## Request:
Would you transcribe the whole listing exactly, minus its pictures?
-- begin Raw data --
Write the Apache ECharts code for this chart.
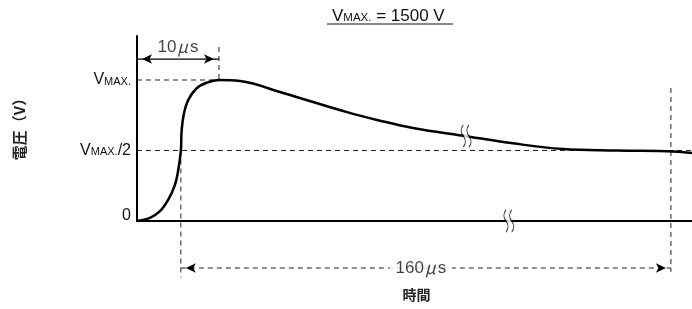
<!DOCTYPE html>
<html>
<head>
<meta charset="utf-8">
<script src="https://cdn.jsdelivr.net/npm/echarts@6/dist/echarts.min.js"></script>
<style>
  html, body { margin: 0; padding: 0; background: #fff; }
  #chart { width: 692px; height: 309px; }
</style>
</head>
<body>
<div id="chart"></div>
<script>
/*波形データ (横軸は模式的な時間スケール)*/
var curveT = [0, 2.34, 4.14, 5.64, 6.85, 7.44, 7.9, 8.05, 8.47, 9.24, 10.75, 12.56, 14.77, 18.56, 26.3, 37.84, 43.6, 49.7, 59.6, 67.75, 76.76, 86.5, 96.6, 100];
var curveV = [0, 34, 104, 228, 387, 546, 750, 970, 1147, 1288, 1412, 1471, 1500, 1489, 1362, 1158, 1070, 990, 900, 826, 766, 750, 739, 722];
var vMax = 1500;
var vHalf = 750;
var tHalf = 7.9;      // VMAX/2 到達点
var tPeak = 14.77;    // 10μs 点
var tEnd = 96.2;      // 160μs 点
var yTicks = [0, 750, 1500];
var breakCurve = [59.3, 905];
var breakAxis = [67.0, 0];

var FONT = '"Noto Sans CJK JP", "Noto Sans", sans-serif';
var LATIN = '"Liberation Sans", Arial, sans-serif';

function zip(a, b) {
    var out = [];
    for (var i = 0; i < a.length; i++) out.push([a[i], b[i]]);
    return out;
}

function dashed(data) {
    return {
        type: 'line',
        data: data,
        symbol: 'none',
        silent: true,
        clip: false,
        lineStyle: { color: '#222', width: 1, type: [5, 4] },
        z: 1
    };
}

/*両端矢印 (ヘッドの先端を端点に合わせる)*/
function arrowLine(y, x1, x2, dash) {
    return {
        type: 'line',
        silent: true,
        clip: false,
        symbolSize: [7, 10],
        lineStyle: { color: dash ? '#222' : '#000', width: dash ? 1 : 1.2, type: dash ? [5, 4] : 'solid' },
        itemStyle: { color: '#000' },
        data: [
            { value: [x1, y], symbol: 'arrow', symbolRotate: 90, symbolOffset: [5, 0] },
            { value: [x2, y], symbol: 'arrow', symbolRotate: -90, symbolOffset: [-5, 0] }
        ],
        z: 2
    };
}

var richMu = { u: { fontSize: 17, fontStyle: 'italic', fontFamily: FONT, color: '#111', padding: [0, 2, 0, 1] } };

var breakPath = 'path://M3,0 C0,4 0,8 3,12 C6,16 6,20 3,24 M9,0 C6,4 6,8 9,12 C12,16 12,20 9,24';

var chart = echarts.init(document.getElementById('chart'));
var option = {
    animation: false,
    textStyle: { fontFamily: FONT },
    grid: { left: 137, right: 0, top: 36, bottom: 88 },
    xAxis: {
        type: 'value',
        min: 0,
        max: 100,
        name: '時間',
        nameLocation: 'middle',
        nameGap: 67,
        nameTextStyle: { fontSize: 14, fontWeight: 'bold', color: '#222', padding: [0, 0, 0, 4] },
        axisLine: { lineStyle: { color: '#000', width: 2 } },
        axisTick: { show: false },
        axisLabel: { show: false },
        splitLine: { show: false }
    },
    yAxis: {
        type: 'value',
        min: 0,
        max: 1968,
        name: '電圧（V）',
        nameLocation: 'middle',
        nameRotate: 90,
        nameGap: 110,
        nameTextStyle: { fontSize: 15, fontWeight: 'bold', color: '#222', padding: [0, 0, 0, 6] },
        axisLine: { show: true, lineStyle: { color: '#000', width: 2 } },
        axisTick: { show: false },
        splitLine: { show: false },
        axisLabel: {
            customValues: yTicks,
            margin: 6,
            color: '#111',
            formatter: function (v) {
                if (v === 0) return '{z|0}';
                if (v === vMax) return '{v|V}{m|MAX.}';
                return '{v|V}{m|MAX.}{v|/2}';
            },
            rich: {
                v: { fontSize: 16, fontFamily: LATIN, color: '#111' },
                m: { fontSize: 11, fontFamily: LATIN, color: '#111', verticalAlign: 'bottom', padding: [0, 0, 1, 0] },
                z: { fontSize: 16, fontFamily: LATIN, color: '#111', padding: [0, 0, 10, 0] }
            }
        }
    },
    title: {
        text: '{v|V}{m|MAX.}{v| = 1500 V}',
        left: 327,
        top: 3,
        textStyle: {
            fontWeight: 'normal',
            rich: {
                v: { fontSize: 17, fontFamily: LATIN, color: '#111' },
                m: { fontSize: 11.5, fontFamily: LATIN, color: '#111', verticalAlign: 'bottom', padding: [0, 0, 1, 0] }
            }
        }
    },
    graphic: [
        { type: 'line', shape: { x1: 327, y1: 24, x2: 453, y2: 24 }, style: { stroke: '#111', lineWidth: 1 } }
    ],
    series: [
        dashed([[0, vMax], [tPeak, vMax]]),
        dashed([[0, vHalf], [100, vHalf]]),
        dashed([[tPeak, 1851], [tPeak, vMax]]),
        dashed([[tHalf, vHalf], [tHalf, -600]]),
        dashed([[tEnd, 1415], [tEnd, -540]]),
        arrowLine(1723, 0, tPeak, false),
        arrowLine(-500, tHalf, tEnd, true),
        {
            type: 'scatter',
            silent: true,
            clip: false,
            symbolSize: 0,
            data: [
                { value: [tPeak / 2, 1723], label: { formatter: '10{u|μ}s', offset: [0, -12] } },
                { value: [(tHalf + tEnd) / 2, -500], label: { formatter: '160{u|μ}s', backgroundColor: '#fff', padding: [0, 6], offset: [-5, 0] } }
            ],
            label: { show: true, position: 'inside', fontSize: 17, fontFamily: LATIN, color: '#111', rich: richMu },
            z: 6
        },
        {
            name: 'voltage',
            type: 'line',
            data: zip(curveT, curveV),
            symbol: 'none',
            smooth: 0.4,
            clip: false,
            lineStyle: { color: '#000', width: 2.5 },
            z: 3
        },
        {
            type: 'scatter',
            data: [breakCurve, breakAxis],
            symbol: 'rect',
            symbolSize: [5, 12],
            silent: true,
            itemStyle: { color: '#fff' },
            z: 4
        },
        {
            type: 'scatter',
            data: [breakCurve, breakAxis],
            symbol: breakPath,
            symbolSize: [10, 22],
            silent: true,
            itemStyle: { color: 'none', borderColor: '#000', borderWidth: 1.2 },
            z: 5
        }
    ]
};
chart.setOption(option);
</script>
</body>
</html>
-- end Raw data --
## Expected answer:
Write the Apache ECharts code for this chart.
<!DOCTYPE html>
<html>
<head>
<meta charset="utf-8">
<script src="https://cdn.jsdelivr.net/npm/echarts@6/dist/echarts.min.js"></script>
<style>
  html, body { margin: 0; padding: 0; background: #fff; }
  #chart { width: 692px; height: 309px; }
</style>
</head>
<body>
<div id="chart"></div>
<script>
/*波形データ (横軸は模式的な時間スケール)*/
var curveT = [0, 2.34, 4.14, 5.64, 6.85, 7.44, 7.9, 8.05, 8.47, 9.24, 10.75, 12.56, 14.77, 18.56, 26.3, 37.84, 43.6, 49.7, 59.6, 67.75, 76.76, 86.5, 96.6, 100];
var curveV = [0, 34, 104, 228, 387, 546, 750, 970, 1147, 1288, 1412, 1471, 1500, 1489, 1362, 1158, 1070, 990, 900, 826, 766, 750, 739, 722];
var vMax = 1500;
var vHalf = 750;
var tHalf = 7.9;      // VMAX/2 到達点
var tPeak = 14.77;    // 10μs 点
var tEnd = 96.2;      // 160μs 点
var yTicks = [0, 750, 1500];
var breakCurve = [59.3, 905];
var breakAxis = [67.0, 0];

var FONT = '"Noto Sans CJK JP", "Noto Sans", sans-serif';
var LATIN = '"Liberation Sans", Arial, sans-serif';

function zip(a, b) {
    var out = [];
    for (var i = 0; i < a.length; i++) out.push([a[i], b[i]]);
    return out;
}

function dashed(data) {
    return {
        type: 'line',
        data: data,
        symbol: 'none',
        silent: true,
        clip: false,
        lineStyle: { color: '#222', width: 1, type: [5, 4] },
        z: 1
    };
}

/*両端矢印 (ヘッドの先端を端点に合わせる)*/
function arrowLine(y, x1, x2, dash) {
    return {
        type: 'line',
        silent: true,
        clip: false,
        symbolSize: [7, 10],
        lineStyle: { color: dash ? '#222' : '#000', width: dash ? 1 : 1.2, type: dash ? [5, 4] : 'solid' },
        itemStyle: { color: '#000' },
        data: [
            { value: [x1, y], symbol: 'arrow', symbolRotate: 90, symbolOffset: [5, 0] },
            { value: [x2, y], symbol: 'arrow', symbolRotate: -90, symbolOffset: [-5, 0] }
        ],
        z: 2
    };
}

var richMu = { u: { fontSize: 17, fontStyle: 'italic', fontFamily: FONT, color: '#111', padding: [0, 2, 0, 1] } };

var breakPath = 'path://M3,0 C0,4 0,8 3,12 C6,16 6,20 3,24 M9,0 C6,4 6,8 9,12 C12,16 12,20 9,24';

var chart = echarts.init(document.getElementById('chart'));
var option = {
    animation: false,
    textStyle: { fontFamily: FONT },
    grid: { left: 137, right: 0, top: 36, bottom: 88 },
    xAxis: {
        type: 'value',
        min: 0,
        max: 100,
        name: '時間',
        nameLocation: 'middle',
        nameGap: 67,
        nameTextStyle: { fontSize: 14, fontWeight: 'bold', color: '#222', padding: [0, 0, 0, 4] },
        axisLine: { lineStyle: { color: '#000', width: 2 } },
        axisTick: { show: false },
        axisLabel: { show: false },
        splitLine: { show: false }
    },
    yAxis: {
        type: 'value',
        min: 0,
        max: 1968,
        name: '電圧（V）',
        nameLocation: 'middle',
        nameRotate: 90,
        nameGap: 110,
        nameTextStyle: { fontSize: 15, fontWeight: 'bold', color: '#222', padding: [0, 0, 0, 6] },
        axisLine: { show: true, lineStyle: { color: '#000', width: 2 } },
        axisTick: { show: false },
        splitLine: { show: false },
        axisLabel: {
            customValues: yTicks,
            margin: 6,
            color: '#111',
            formatter: function (v) {
                if (v === 0) return '{z|0}';
                if (v === vMax) return '{v|V}{m|MAX.}';
                return '{v|V}{m|MAX.}{v|/2}';
            },
            rich: {
                v: { fontSize: 16, fontFamily: LATIN, color: '#111' },
                m: { fontSize: 11, fontFamily: LATIN, color: '#111', verticalAlign: 'bottom', padding: [0, 0, 1, 0] },
                z: { fontSize: 16, fontFamily: LATIN, color: '#111', padding: [0, 0, 10, 0] }
            }
        }
    },
    title: {
        text: '{v|V}{m|MAX.}{v| = 1500 V}',
        left: 327,
        top: 3,
        textStyle: {
            fontWeight: 'normal',
            rich: {
                v: { fontSize: 17, fontFamily: LATIN, color: '#111' },
                m: { fontSize: 11.5, fontFamily: LATIN, color: '#111', verticalAlign: 'bottom', padding: [0, 0, 1, 0] }
            }
        }
    },
    graphic: [
        { type: 'line', shape: { x1: 327, y1: 24, x2: 453, y2: 24 }, style: { stroke: '#111', lineWidth: 1 } }
    ],
    series: [
        dashed([[0, vMax], [tPeak, vMax]]),
        dashed([[0, vHalf], [100, vHalf]]),
        dashed([[tPeak, 1851], [tPeak, vMax]]),
        dashed([[tHalf, vHalf], [tHalf, -600]]),
        dashed([[tEnd, 1415], [tEnd, -540]]),
        arrowLine(1723, 0, tPeak, false),
        arrowLine(-500, tHalf, tEnd, true),
        {
            type: 'scatter',
            silent: true,
            clip: false,
            symbolSize: 0,
            data: [
                { value: [tPeak / 2, 1723], label: { formatter: '10{u|μ}s', offset: [0, -12] } },
                { value: [(tHalf + tEnd) / 2, -500], label: { formatter: '160{u|μ}s', backgroundColor: '#fff', padding: [0, 6], offset: [-5, 0] } }
            ],
            label: { show: true, position: 'inside', fontSize: 17, fontFamily: LATIN, color: '#111', rich: richMu },
            z: 6
        },
        {
            name: 'voltage',
            type: 'line',
            data: zip(curveT, curveV),
            symbol: 'none',
            smooth: 0.4,
            clip: false,
            lineStyle: { color: '#000', width: 2.5 },
            z: 3
        },
        {
            type: 'scatter',
            data: [breakCurve, breakAxis],
            symbol: 'rect',
            symbolSize: [5, 12],
            silent: true,
            itemStyle: { color: '#fff' },
            z: 4
        },
        {
            type: 'scatter',
            data: [breakCurve, breakAxis],
            symbol: breakPath,
            symbolSize: [10, 22],
            silent: true,
            itemStyle: { color: 'none', borderColor: '#000', borderWidth: 1.2 },
            z: 5
        }
    ]
};
chart.setOption(option);
</script>
</body>
</html>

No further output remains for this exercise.